Army officials, Jones said, also pay attention to game content concerns.
“If there’s anything that will stick out where we feel it’s not appropriate, then we won’t engage,” he said.
The Navy, which is still in the process of selecting the 10 members for its competitive esports team, has decided it will focus its efforts on just one game: a militaristic first-person shooter called “Counter-Strike: Global Offensive.” The AmericasNavy Twitch channel, where members of the service’s esports initiative are already streaming gameplay, has racked up more than 1,000 followers and close to 800,000 views since launching in late March.
Allen Owens, deputy chief marketing officer for Navy Recruiting Command, described dropping in on a gaming session in which Lt. Aaron Jones, a naval flight officer who once flew the E-2D Advanced Hawkeye airborne early warning aircraft, described what it feels like to land on an aircraft carrier.
And he was talking about, in detail, “Oh yeah, there’s wires that go across the deck, and there’s a hook that catches on the wires … it’s an amazing feeling,” Owens said. “And he’s talking, you know, from a first-hand experience of landing onboard an aircraft carrier.
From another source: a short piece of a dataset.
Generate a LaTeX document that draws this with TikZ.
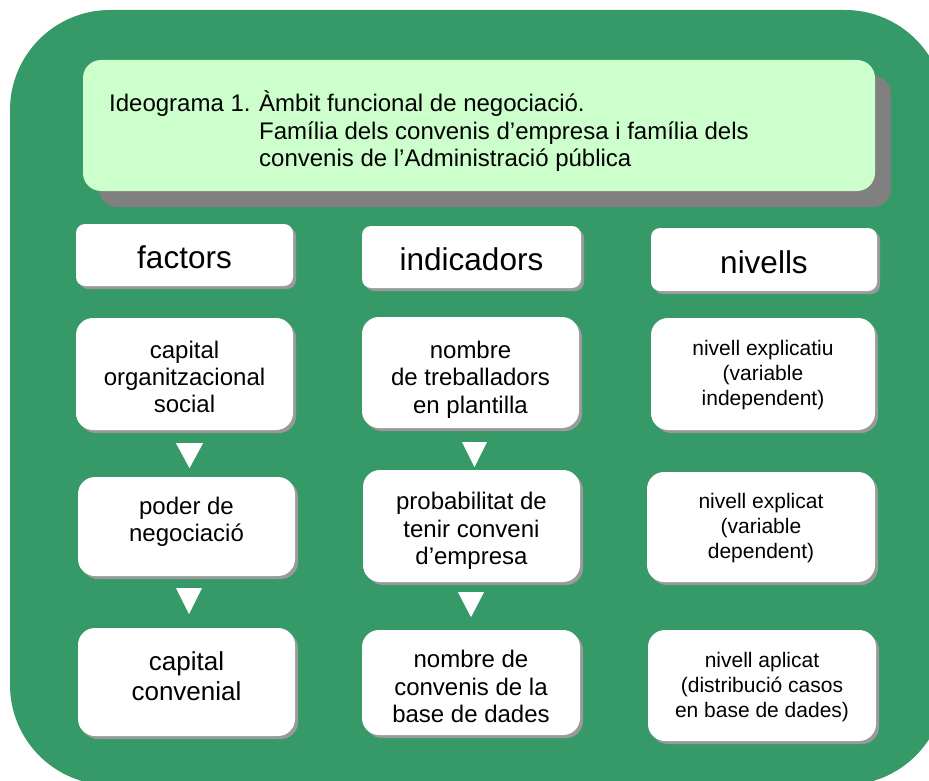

So, you know, some of the very things that people have done in games, he’s able to actually kind of describe what it feels like.”
Rather than trivializing warfare, connecting with young people via esports may offer an opportunity to share information about the realities of military life, Owens said.
“That’s kind of the great thing about this: We could be playing with someone and like, let’s say they’re, you know, they’re shooting a sniper rifle and they hit someone and then the comment is, ‘Wow, you’ve got a really good shot, is that what you’re good at?’ And then that opens the door for that authentic conversation to be like, ‘Well, actually, I’m, an aircraft mechanic or I’m a, a nuclear engineer, or a cryptologic technician,'” he said. “Our guidance to the team is to be authentic, to be real, and to showcase what they know about the Navy and what Navy life is like.”